- _Given problem_:
Copy exactly the lines from the start of the material through the line with "import plotly.graph_objects as go". Pictures stay out of the copy.
:::
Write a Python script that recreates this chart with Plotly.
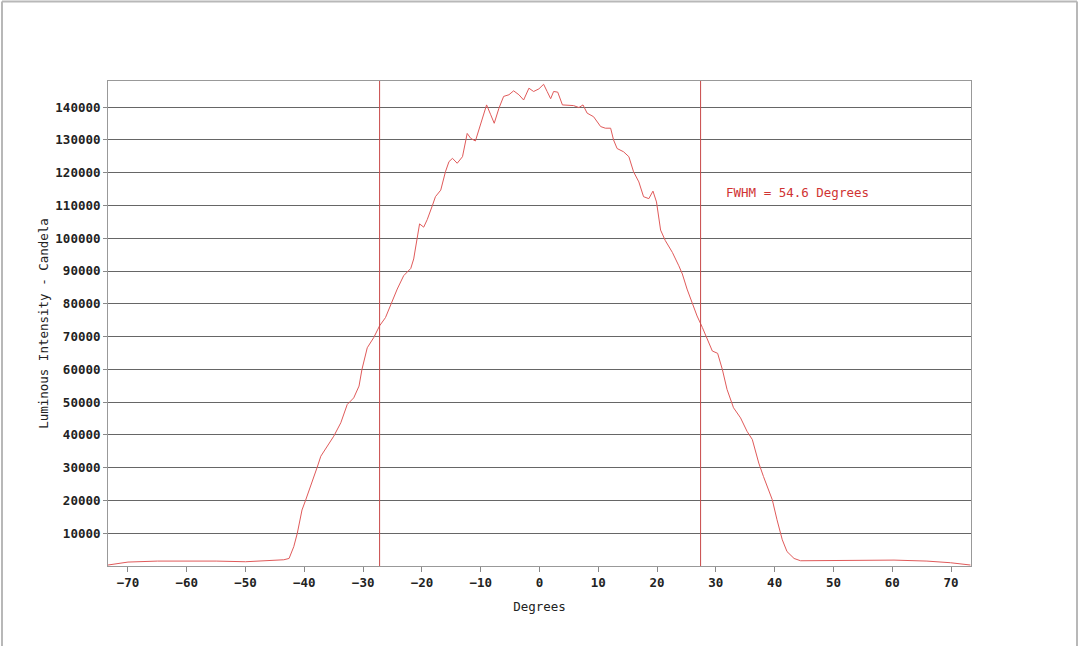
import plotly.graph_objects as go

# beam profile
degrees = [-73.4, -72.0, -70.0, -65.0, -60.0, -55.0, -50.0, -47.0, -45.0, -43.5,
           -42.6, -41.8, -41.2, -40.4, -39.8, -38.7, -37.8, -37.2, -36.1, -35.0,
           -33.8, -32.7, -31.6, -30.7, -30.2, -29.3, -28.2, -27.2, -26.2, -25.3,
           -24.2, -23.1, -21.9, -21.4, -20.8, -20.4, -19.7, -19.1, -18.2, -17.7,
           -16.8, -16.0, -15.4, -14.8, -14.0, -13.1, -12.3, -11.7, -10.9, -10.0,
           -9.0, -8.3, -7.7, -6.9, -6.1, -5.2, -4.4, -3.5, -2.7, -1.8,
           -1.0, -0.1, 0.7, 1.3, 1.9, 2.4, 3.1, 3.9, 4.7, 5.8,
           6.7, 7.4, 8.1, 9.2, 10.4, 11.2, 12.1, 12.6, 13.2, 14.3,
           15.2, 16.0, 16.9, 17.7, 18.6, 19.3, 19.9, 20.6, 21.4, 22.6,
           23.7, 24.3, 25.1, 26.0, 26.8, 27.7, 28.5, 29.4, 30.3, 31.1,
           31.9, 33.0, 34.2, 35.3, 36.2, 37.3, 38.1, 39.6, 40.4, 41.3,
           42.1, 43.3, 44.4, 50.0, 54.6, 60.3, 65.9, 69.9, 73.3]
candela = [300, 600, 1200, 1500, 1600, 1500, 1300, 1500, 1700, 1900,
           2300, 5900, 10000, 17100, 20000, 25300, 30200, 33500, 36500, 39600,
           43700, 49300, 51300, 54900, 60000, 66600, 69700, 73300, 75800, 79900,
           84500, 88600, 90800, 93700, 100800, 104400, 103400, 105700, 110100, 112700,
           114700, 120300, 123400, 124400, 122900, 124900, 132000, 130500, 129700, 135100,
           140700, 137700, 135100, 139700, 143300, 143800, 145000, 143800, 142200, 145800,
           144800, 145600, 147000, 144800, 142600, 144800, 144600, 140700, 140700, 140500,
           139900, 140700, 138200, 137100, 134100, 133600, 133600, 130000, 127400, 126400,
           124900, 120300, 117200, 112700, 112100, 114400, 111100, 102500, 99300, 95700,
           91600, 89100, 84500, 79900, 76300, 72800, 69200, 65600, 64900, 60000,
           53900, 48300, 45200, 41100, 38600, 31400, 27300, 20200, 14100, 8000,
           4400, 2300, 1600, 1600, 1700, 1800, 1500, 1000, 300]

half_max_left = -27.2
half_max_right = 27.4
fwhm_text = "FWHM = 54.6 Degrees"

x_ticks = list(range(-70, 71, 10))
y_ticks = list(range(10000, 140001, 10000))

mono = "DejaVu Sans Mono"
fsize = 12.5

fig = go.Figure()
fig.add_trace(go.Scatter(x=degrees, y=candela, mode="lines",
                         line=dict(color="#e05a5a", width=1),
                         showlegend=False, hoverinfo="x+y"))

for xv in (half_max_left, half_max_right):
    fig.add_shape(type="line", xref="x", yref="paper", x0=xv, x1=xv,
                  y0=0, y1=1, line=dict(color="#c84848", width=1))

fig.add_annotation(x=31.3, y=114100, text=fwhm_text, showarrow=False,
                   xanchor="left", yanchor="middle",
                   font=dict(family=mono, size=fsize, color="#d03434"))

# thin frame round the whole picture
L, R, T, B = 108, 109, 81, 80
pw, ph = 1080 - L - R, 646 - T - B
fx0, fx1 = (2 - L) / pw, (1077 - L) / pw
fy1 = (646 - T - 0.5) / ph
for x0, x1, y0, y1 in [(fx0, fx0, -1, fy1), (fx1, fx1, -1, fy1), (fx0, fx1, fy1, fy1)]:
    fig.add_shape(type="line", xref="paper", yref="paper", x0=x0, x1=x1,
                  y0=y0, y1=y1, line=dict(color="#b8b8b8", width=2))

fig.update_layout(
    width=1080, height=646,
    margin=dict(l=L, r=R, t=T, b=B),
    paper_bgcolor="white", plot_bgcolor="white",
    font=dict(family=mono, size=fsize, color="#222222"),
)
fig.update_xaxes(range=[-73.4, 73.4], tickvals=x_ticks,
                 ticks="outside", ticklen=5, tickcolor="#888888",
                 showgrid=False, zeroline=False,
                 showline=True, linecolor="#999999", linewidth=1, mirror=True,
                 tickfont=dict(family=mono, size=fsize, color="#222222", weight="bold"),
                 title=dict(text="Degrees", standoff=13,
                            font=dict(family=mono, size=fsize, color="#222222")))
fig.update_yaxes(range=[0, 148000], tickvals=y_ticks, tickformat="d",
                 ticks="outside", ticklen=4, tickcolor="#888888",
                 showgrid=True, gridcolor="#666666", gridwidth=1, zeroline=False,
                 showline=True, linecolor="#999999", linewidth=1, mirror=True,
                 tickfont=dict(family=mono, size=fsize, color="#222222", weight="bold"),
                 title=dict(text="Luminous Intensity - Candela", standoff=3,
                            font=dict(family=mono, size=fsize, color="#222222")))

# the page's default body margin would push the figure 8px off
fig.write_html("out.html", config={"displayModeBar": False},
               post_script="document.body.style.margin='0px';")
:::
- _Output for this exercise_:
Write a Python script that recreates this chart with Plotly.
import plotly.graph_objects as go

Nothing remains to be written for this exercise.